Plus important encore, cela donne une plus grande importance à ce que les membres du parlement du Président et du Premier Ministre soutiennent les politiques du gouvernement. Ce sera un défi : la discipline des partis des deux côtés a été tout au mieux volatile. Même si le gouvernement a en théorie maîtrisé une majorité constitutionnelle confortable à la Rada jusqu’à la semaine dernière, on rapporte que moins de la moitié des projets de loi du gouvernement ont été adoptés. La plupart de ceux qui l’ont été, ont été modifiés jusqu’à être méconnaissables par les membres de parlement des partis au pouvoir. En comparaison, le gouvernement de coalition réformiste de Mikulas Dzurinda, au pouvoir en Slovaquie de 1998 à 2002, avait vu plus de 90 pour cent de leurs projets de lois soutenus par le parlement, bien que la coalition ait été peu maniable, car elle incluait d’anciens communistes, et que ses réformes aient été impopulaires.
La marge de discussion et de surveillance parlementaire du gouvernement ne devrait jamais être restreinte, seulement en Ukraine, les délibérations de la Rada se transforment souvent en sabotage des réformes du gouvernement, dans l’espoir d’en extraire des faveurs pour les particuliers ou les groupes commerciaux. L’Ukraine a eu quelques gouvernements de coalition au cours des deux dernières décennies, et aucun d’eux n’était très fonctionnel ; l’approche « du gagnant emporte tout » est toujours le style préféré des politiciens ukrainiens.

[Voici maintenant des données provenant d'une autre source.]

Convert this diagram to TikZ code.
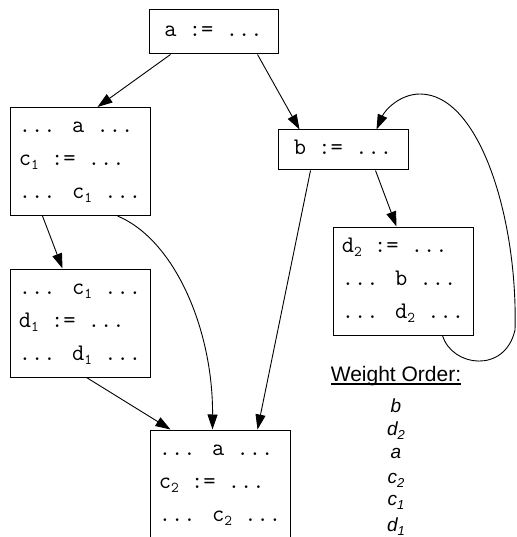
\documentclass[tikz,border=0pt]{standalone}
\usepackage{fontspec}
\setmainfont{Liberation Sans}
\newfontfamily\monofam{Latin Modern Mono}
\usetikzlibrary{arrows.meta}
\newcommand\cl[1]{\hbox{\rule[-7pt]{0pt}{23pt}#1}}
\newcommand\sbs[1]{\raisebox{-4pt}{\fontsize{15}{15}\selectfont #1}}
\newcommand\sbi[1]{\raisebox{-4pt}{\fontsize{13}{13}\selectfont #1}}
\newcommand\threelines[3]{\vbox{\baselineskip=33pt\lineskiplimit=-100pt\lineskip=0pt\cl{#1}\cl{#2}\cl{#3}}}
\newcommand\ulword[1]{\setbox0\hbox{#1}\rlap{\rule[-3.5pt]{\wd0}{1.1pt}}\box0}
\tikzset{
  codebox/.style={draw, line width=1pt, inner sep=0pt, font=\monofam\fontsize{23.8}{33}\selectfont},
  bigbox/.style={codebox, minimum width=140pt, minimum height=108pt},
  arr/.style={line width=0.9pt, -{Triangle[length=15pt,width=10pt]}},
  wotitle/.style={anchor=base, inner sep=0pt, font=\fontsize{21}{21}\selectfont},
  woitem/.style={anchor=base, inner sep=0pt, font=\itshape\fontsize{19}{19}\selectfont}
}
\begin{document}
\begin{tikzpicture}[x=1pt,y=-1pt]
\useasboundingbox (0,0) rectangle (516,537);
% boxes
\node[codebox, minimum width=129pt, minimum height=44pt] (a) at (213.5,32) {\cl{a := ...}};
\node[codebox, minimum width=130pt, minimum height=40pt] (b) at (343,150) {\cl{b := ...}};
\node[bigbox] (c1) at (80,161.5) {\threelines{... a ...}{c\sbs{1} := ...}{... c\sbs{1} ...}};
\node[bigbox] (d1) at (80,323) {\threelines{... c\sbs{1} ...}{d\sbs{1} := ...}{... d\sbs{1} ...}};
\node[bigbox] (d2) at (403,281) {\threelines{d\sbs{2} := ...}{... b ...}{... d\sbs{2} ...}};
\node[bigbox] (c2) at (220,484) {\threelines{... a ...}{c\sbs{2} := ...}{... c\sbs{2} ...}};
% connectors
\draw[arr] ([xshift=22pt]a.south west) -- ([xshift=88pt]c1.north west);
\draw[arr] ([xshift=109pt]a.south west) -- ([xshift=22pt]b.north west);
\draw[arr] ([xshift=33pt]c1.south west) -- ([xshift=53pt]d1.north west);
\draw[arr] ([xshift=108pt]c1.south west) .. controls (175,240) and (213,330) .. ([xshift=63pt]c2.north west);
\draw[arr] ([xshift=33pt]b.south west) -- ([xshift=108pt]c2.north west);
\draw[arr] ([xshift=98pt]b.south west) -- ([xshift=64pt]d2.north west);
\draw[arr] ([xshift=77pt]d1.south west) -- ([xshift=21pt]c2.north west);
\draw[arr] ([xshift=110pt]d2.south west) .. controls (452,367) and (505,374) .. (515,330)
  .. controls (518,220) and (480,94) .. (420,94)
  .. controls (400,94) and (385,110) .. ([xshift=99pt]b.north west);
% weight order
\node[wotitle] (wt) at (396,381) {\ulword{Weight Order:}};
\node[woitem] (w1) at (396,412) {b};
\node[woitem] (w2) at (396,435) {d\sbi{2}};
\node[woitem] (w3) at (396,458) {a};
\node[woitem] (w4) at (396,483) {c\sbi{2}};
\node[woitem] (w5) at (396,505) {c\sbi{1}};
\node[woitem] (w6) at (396,531) {d\sbi{1}};
\end{tikzpicture}
\end{document}
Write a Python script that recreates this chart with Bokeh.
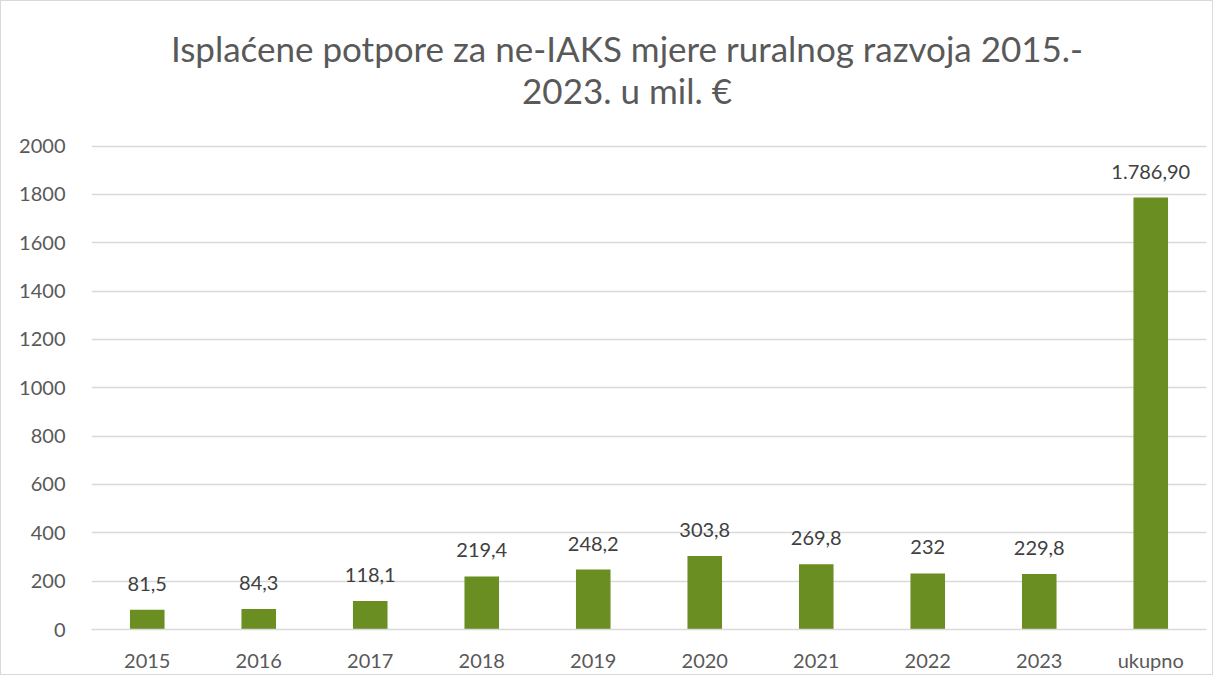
from bokeh.plotting import figure
from bokeh.models import ColumnDataSource, Label, FixedTicker, Range1d
from bokeh.core.properties import value
from bokeh.embed import file_html
from bokeh.resources import INLINE

categories = ["2015", "2016", "2017", "2018", "2019", "2020", "2021", "2022", "2023", "ukupno"]
values = [81.5, 84.3, 118.1, 219.4, 248.2, 303.8, 269.8, 232.0, 229.8, 1786.9]
labels = ["81,5", "84,3", "118,1", "219,4", "248,2", "303,8", "269,8", "232", "229,8", "1.786,90"]
y_ticks = [0, 200, 400, 600, 800, 1000, 1200, 1400, 1600, 1800, 2000]
title_line1 = "Isplaćene potpore za ne-IAKS mjere ruralnog razvoja 2015.-"
title_line2 = "2023. u mil. €"
Y_MAX = 2000

FONT = "Lato"
src = ColumnDataSource(dict(cat=categories, val=values, lab=labels))

# the frame extends above the value axis to hold the two-line chart title
p = figure(x_range=categories, y_range=Range1d(0, 2565), width=1213, height=675,
           output_backend="svg", toolbar_location=None,
           min_border_left=90, min_border_right=8, min_border_bottom=47, min_border_top=8)
p.styles = {"border": "1px solid #d9d9d9"}

mid = len(categories) / 2
for txt, off in ((title_line1, 98), (title_line2, 56)):
    p.add_layout(Label(x=mid, y=Y_MAX, x_offset=-22, y_offset=off, text=txt,
                       text_align="center", text_baseline="middle", text_font=FONT,
                       text_font_size="35px", text_color="#595959"))

p.vbar(x="cat", top="val", width=0.31, source=src, fill_color="#6B8E23", line_color=None)
p.text(x="cat", y="val", text="lab", source=src, text_align="center", text_baseline="bottom",
       y_offset=-19, text_font=value(FONT), text_font_size="20px", text_color="#404040")

p.outline_line_color = None
p.xgrid.grid_line_color = None
p.ygrid.grid_line_color = "#d9d9d9"
p.ygrid.grid_line_width = 1.3
p.yaxis.ticker = FixedTicker(ticks=y_ticks)
p.yaxis.axis_line_color = None
p.yaxis.major_tick_line_color = None
p.yaxis.minor_tick_line_color = None
p.yaxis.major_label_standoff = 20
p.xaxis.axis_line_color = "#d9d9d9"
p.xaxis.axis_line_width = 1.3
p.xaxis.major_tick_line_color = None
p.xaxis.major_label_standoff = 12
for ax in (p.xaxis, p.yaxis):
    ax.major_label_text_font = FONT
    ax.major_label_text_font_size = "20px"
    ax.major_label_text_color = "#595959"

open("out.html", "w").write(file_html(p, INLINE))
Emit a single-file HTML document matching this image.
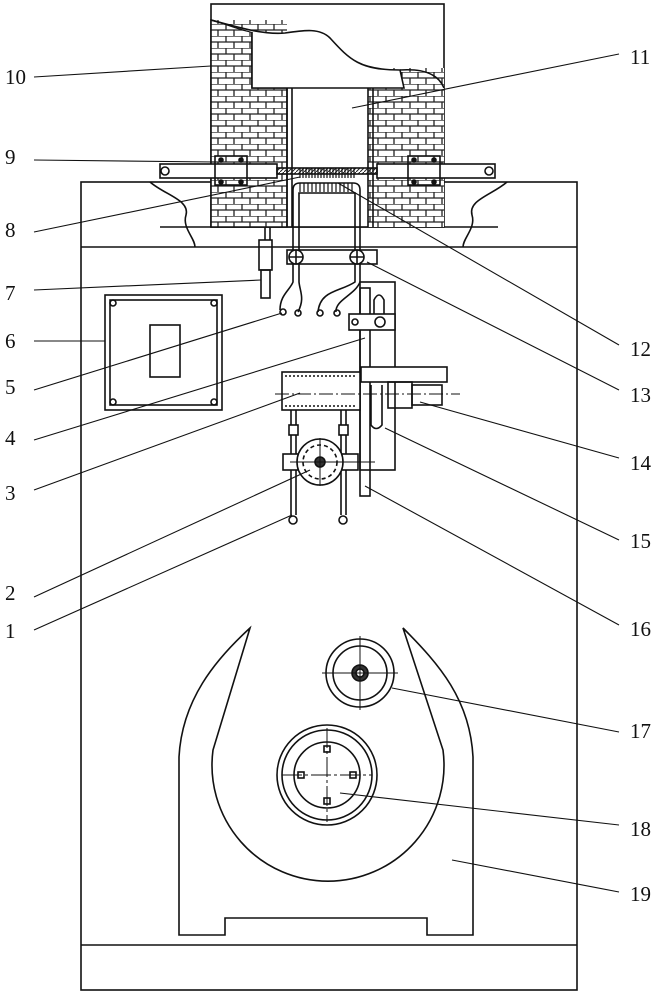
<!DOCTYPE html>
<html><head><meta charset="utf-8"><style>
html,body{margin:0;padding:0;background:#fff;}
svg{display:block;}
text{font-family:"Liberation Serif",serif;font-size:21px;fill:#111;}
</style></head><body>
<svg width="654" height="1000" viewBox="0 0 654 1000" xmlns="http://www.w3.org/2000/svg">
<defs>
<pattern id="brick" width="16" height="12" patternUnits="userSpaceOnUse">
<rect width="16" height="12" fill="#fff"/>
<path d="M0 0H16M0 6H16M2 0V6M10 6V12" stroke="#222" stroke-width="1.3" fill="none"/>
</pattern>
<pattern id="hatch" width="4" height="4" patternUnits="userSpaceOnUse">
<path d="M0 4L4 0" stroke="#222" stroke-width="1"/>
</pattern>
</defs>
<g fill="none" stroke="#111" stroke-width="1.6">
<rect x="81" y="182" width="496" height="808"/>
<line x1="81" y1="247" x2="577" y2="247"/>
<line x1="81" y1="945" x2="577" y2="945"/>
<path d="M150 182 C165 195 190 200 186 215 C182 228 195 238 195 247" fill="#fff"/>
<path d="M507 182 C492 195 468 200 472 215 C476 228 463 238 463 247" fill="#fff"/>
<line x1="160" y1="227" x2="498" y2="227"/>
<rect x="211" y="4" width="233" height="223" fill="#fff"/>
<rect x="211" y="20" width="76" height="207" fill="url(#brick)" stroke="none"/>
<rect x="368" y="68" width="76" height="159" fill="url(#brick)" stroke="none"/>
<path d="M211 20 C230 25 240 30 252 32 L252 88 L287 88 L287 227 L211 227 Z" fill="none"/>
<path d="M211 20 C240 28 265 35 285 33 C305 30 320 28 330 38 C350 60 360 70 400 70 L404 88 L252 88 L252 32" fill="#fff"/>
<path d="M400 70 C430 68 440 78 444 88" />
<line x1="287" y1="88" x2="287" y2="227"/><line x1="292" y1="88" x2="292" y2="227"/>
<line x1="368" y1="88" x2="368" y2="227"/><line x1="373" y1="88" x2="373" y2="227"/>
<rect x="160" y="164" width="117" height="14" fill="#fff"/>
<rect x="377" y="164" width="118" height="14" fill="#fff"/>
<circle cx="165" cy="171" r="4"/><circle cx="489" cy="171" r="4"/>
<rect x="215" y="156" width="32" height="29" fill="none"/>
<rect x="408" y="156" width="32" height="29" fill="none"/>
<g fill="#111"><circle cx="221" cy="160" r="2"/><circle cx="241" cy="160" r="2"/><circle cx="221" cy="182" r="2"/><circle cx="241" cy="182" r="2"/>
<circle cx="414" cy="160" r="2"/><circle cx="434" cy="160" r="2"/><circle cx="414" cy="182" r="2"/><circle cx="434" cy="182" r="2"/></g>
<rect x="277" y="168" width="100" height="6" fill="url(#hatch)"/>
<g stroke-width="1.2">
<path d="M300 168V178M303 168V178M306 168V178M309 168V178M312 168V178M315 168V178M318 168V178M321 168V178M324 168V178M327 168V178M330 168V178M333 168V178M336 168V178M339 168V178M342 168V178M345 168V178M348 168V178M351 168V178M354 168V178"/>
<path d="M300 183V192M304 183V192M308 183V192M312 183V192M316 183V192M320 183V192M324 183V192M328 183V192M332 183V192M336 183V192M340 183V192M344 183V192M348 183V192M352 183V192"/>
</g>
<path d="M293 265V190Q293 183 300 183H353Q360 183 360 190V265"/>
<path d="M299 265V193H355V265"/>
<rect x="287" y="250" width="90" height="14"/>
<circle cx="296" cy="257" r="7" fill="#fff"/><circle cx="357" cy="257" r="7" fill="#fff"/>
<path d="M289 257H303M296 250V264M350 257H364M357 250V264"/>
<rect x="259" y="240" width="13" height="30"/><rect x="261" y="270" width="9" height="28"/>
<line x1="265" y1="227" x2="265" y2="240"/><line x1="270" y1="227" x2="270" y2="240"/>
<path d="M293 265V282C290 290 280 295 280 310M299 265V282C300 292 305 298 298 312"/>
<circle cx="283" cy="312" r="3"/><circle cx="298" cy="313" r="3"/>
<path d="M355 265V282C340 292 320 290 318 312M360 265V282C355 295 335 300 336 312"/>
<circle cx="320" cy="313" r="3"/><circle cx="337" cy="313" r="3"/>
<rect x="105" y="295" width="117" height="115"/>
<rect x="110" y="300" width="107" height="105"/>
<rect x="150" y="325" width="30" height="52"/>
<circle cx="113" cy="303" r="3"/><circle cx="214" cy="303" r="3"/><circle cx="113" cy="402" r="3"/><circle cx="214" cy="402" r="3"/>
<rect x="360" y="282" width="35" height="188"/>
<rect x="360" y="288" width="10" height="208"/>
<path d="M374 330V300Q379 290 384 300V330"/>
<rect x="349" y="314" width="46" height="16" fill="#fff"/>
<circle cx="355" cy="322" r="3"/><circle cx="380" cy="322" r="5"/>
<rect x="361" y="367" width="86" height="15" fill="#fff"/>
<rect x="388" y="382" width="24" height="26"/>
<rect x="412" y="385" width="30" height="20"/>
<path d="M371 385V425Q376 432 382 425V385"/>
<rect x="282" y="372" width="78" height="38" fill="#fff"/>
<path d="M285 376H357M285 406H357" stroke-dasharray="2 2"/>
<line x1="275" y1="394" x2="460" y2="394" stroke-dasharray="14 3 2 3" stroke-width="1"/>
<path d="M291 410V515M296 410V515M341 410V515M346 410V515"/>
<rect x="289" y="425" width="9" height="10" fill="#fff"/><rect x="339" y="425" width="9" height="10" fill="#fff"/>
<circle cx="293" cy="520" r="4"/><circle cx="343" cy="520" r="4"/>
<rect x="283" y="454" width="75" height="16" fill="#fff"/>
<circle cx="320" cy="462" r="23" fill="#fff"/>
<circle cx="320" cy="462" r="17" stroke-dasharray="4 3"/>
<circle cx="320" cy="462" r="5" fill="#333"/>
<line x1="290" y1="462" x2="375" y2="462" stroke-width="1"/>
<line x1="320" y1="438" x2="320" y2="486" stroke-width="1"/>
<path d="M250 628 L213 750 A116 116 0 1 0 443 750 L403 628 C440 665 470 700 473 757 V935 H427 V918 H225 V935 H179 V757 C182 700 215 660 250 628 Z"/>
<circle cx="360" cy="673" r="34"/><circle cx="360" cy="673" r="27"/>
<circle cx="360" cy="673" r="8" fill="#333"/><circle cx="360" cy="673" r="4" fill="#fff"/>
<path d="M322 673H398M360 636V710" stroke-width="1"/>
<circle cx="327" cy="775" r="50"/><circle cx="327" cy="775" r="45"/><circle cx="327" cy="775" r="33"/>
<path d="M282 775H372M327 728V822" stroke-width="1" stroke-dasharray="20 3 3 3"/>
<rect x="324" y="746" width="6" height="6"/><rect x="324" y="798" width="6" height="6"/>
<rect x="298" y="772" width="6" height="6"/><rect x="350" y="772" width="6" height="6"/>
<g stroke-width="1.1">
<path d="M34 77L211 66"/><path d="M34 160L215 162"/><path d="M34 232L300 177"/>
<path d="M34 290L261 280"/><path d="M34 341L105 341"/><path d="M34 390L282 313"/><path d="M34 440L365 338"/>
<path d="M34 490L300 393"/><path d="M34 597L310 470"/><path d="M34 630L292 515"/>
<path d="M619 54L352 108"/><path d="M619 345L338 183"/><path d="M619 390L367 262"/>
<path d="M619 458L420 402"/><path d="M619 540L385 428"/><path d="M619 625L365 486"/>
<path d="M619 732L392 688"/><path d="M619 825L340 793"/><path d="M619 892L452 860"/>
</g>
</g>
<g>
<text x="5" y="84">10</text><text x="5" y="164">9</text><text x="5" y="237">8</text>
<text x="5" y="300">7</text><text x="5" y="348">6</text><text x="5" y="394">5</text>
<text x="5" y="445">4</text><text x="5" y="500">3</text><text x="5" y="600">2</text>
<text x="5" y="638">1</text>
<text x="630" y="64">11</text><text x="630" y="356">12</text><text x="630" y="402">13</text>
<text x="630" y="470">14</text><text x="630" y="548">15</text><text x="630" y="636">16</text>
<text x="630" y="738">17</text><text x="630" y="836">18</text><text x="630" y="901">19</text>
</g>
</svg>
</body></html>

Le départ de l’un de ses partenaires cette semaine ne marque pas la fin de la coalition actuellement au pouvoir. Mais cela souligne toutefois la nécessité pour les politiciens ukrainiens de commencer à s’engager dans des politiques de coalitions sérieuses, avec tous les accords, contrôles et équilibres internes complexes que cela sous-entend. Les tâches intimidantes auxquelles les autorités doivent faire face viennent de devenir encore plus ardues.